What is SQL?

SQL (Structured Query Language) is the standard language for communicating with relational databases. You use it to create tables, insert data, ask questions, update records, and control who has access to what.

It’s not a general-purpose programming language — SQL doesn’t have loops or conditionals in the traditional sense. It’s a declarative language: you describe what you want, and the database figures out how to retrieve it.

Why SQL Still Matters

SQL was created in the early 1970s at IBM, standardized by ISO and ANSI, and has been the foundation of data management ever since. In 2025, it’s still required for:

Data analysis: Nearly every BI tool (Tableau, Looker, Power BI, Metabase) executes SQL under the hood
Data engineering: ETL/ELT pipelines, dbt models, warehouse transformations
Backend development: Application databases (PostgreSQL, MySQL, SQLite)
Data science: Pulling data for analysis, cleaning datasets, feature engineering
Cloud data warehouses: Snowflake, BigQuery, Redshift, Databricks all use SQL as the primary query interface

It’s one of the few skills that transfers nearly everywhere in the data ecosystem.

What SQL Can Do

SQL is organized into sublanguages by purpose:

DDL (Data Definition Language)  — CREATE, ALTER, DROP
  Define and modify table structure

DML (Data Manipulation Language) — INSERT, UPDATE, DELETE
  Add, change, and remove data

DQL (Data Query Language)       — SELECT
  Retrieve and transform data

DCL (Data Control Language)     — GRANT, REVOKE
  Manage permissions

TCL (Transaction Control Language) — BEGIN, COMMIT, ROLLBACK
  Control multi-statement transactions

In practice, most SQL work involves SELECT (reading data) and DML (writing data).

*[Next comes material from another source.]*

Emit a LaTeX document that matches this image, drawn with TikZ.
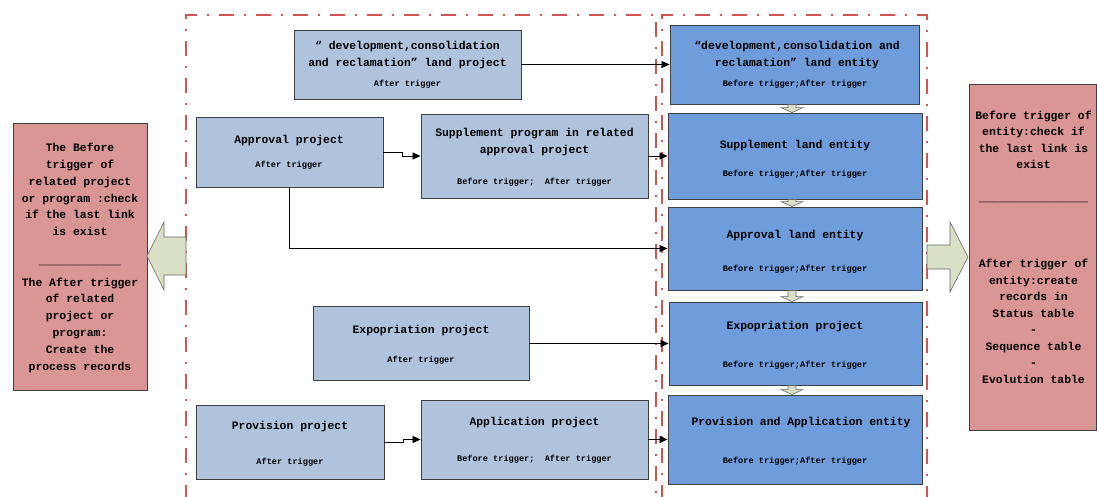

How Relational Databases Work

A relational database stores data in tables — a structure with named columns and typed rows. Tables are related to each other through shared columns called foreign keys.

customers table:
  customer_id | name         | email              | city
  ──────────────────────────────────────────────────────
  1           | Alice Smith  | alice@example.com  | London
  2           | Bob Chen     | bob@example.com    | New York

orders table:
  order_id | customer_id | amount | status
  ──────────────────────────────────────────
  1001     | 1           | 149.99 | completed
  1002     | 1           | 79.50  | completed
  1003     | 2           | 249.00 | pending

The customer_id column in orders is a foreign key that references customers.customer_id. This relationship lets you ask: “What are all of Alice’s orders?” without duplicating her contact information in every order row.

Your First SQL Queries

Retrieve all rows from a table:

SELECT * FROM customers;

Retrieve specific columns:

SELECT name, email FROM customers;

Filter rows with WHERE:

SELECT name, email
FROM customers
WHERE city = 'London';

Join two tables:

SELECT c.name, o.amount, o.status
FROM customers c
JOIN orders o ON c.customer_id = o.customer_id
WHERE o.status = 'completed';

Aggregate data:

SELECT customer_id, COUNT(*) AS order_count, SUM(amount) AS total_spent
FROM orders
GROUP BY customer_id
ORDER BY total_spent DESC;

SQL Dialects

The SQL standard defines core behavior, but each database adds its own extensions. The major databases and their common contexts:

Database	Typical Use
PostgreSQL	Production apps, data warehousing, analytics
MySQL / MariaDB	Web applications, LAMP stack
SQLite	Mobile apps, embedded databases, local development
SQL Server	Microsoft ecosystem, enterprise
BigQuery	Google Cloud data warehouse
Snowflake	Cloud data warehouse
Redshift	AWS data warehouse
DuckDB	In-process analytics, local analysis

Core SQL — SELECT, JOIN, GROUP BY, WHERE — is nearly identical across all of them. Edge cases (date functions, string functions, window function syntax, pagination) differ.

Relational vs NoSQL

SQL databases enforce a schema — you define column names and types upfront, and the database ensures data conforms to that structure. This is called relational or structured data.

NoSQL databases (MongoDB, Redis, Cassandra) store data without a fixed schema. They’re optimized for different access patterns and scale differently. Neither is universally better — they solve different problems.

Most production data systems use SQL for analytical workloads regardless of what the operational database is, because SQL’s expressive power for aggregation, joins, and complex filtering is hard to match.

How SQL Gets Executed

When you run a SQL query, the database goes through several steps:

1. Parse   — check the SQL syntax is valid
2. Analyze — resolve table and column names
3. Plan    — determine the most efficient execution strategy
4. Execute — actually retrieve or modify the data
5. Return  — send results back to the client

The “plan” step (query optimization) is where the database decides whether to use an index, which join algorithm to apply, and in what order to process tables. Understanding this helps you write faster queries.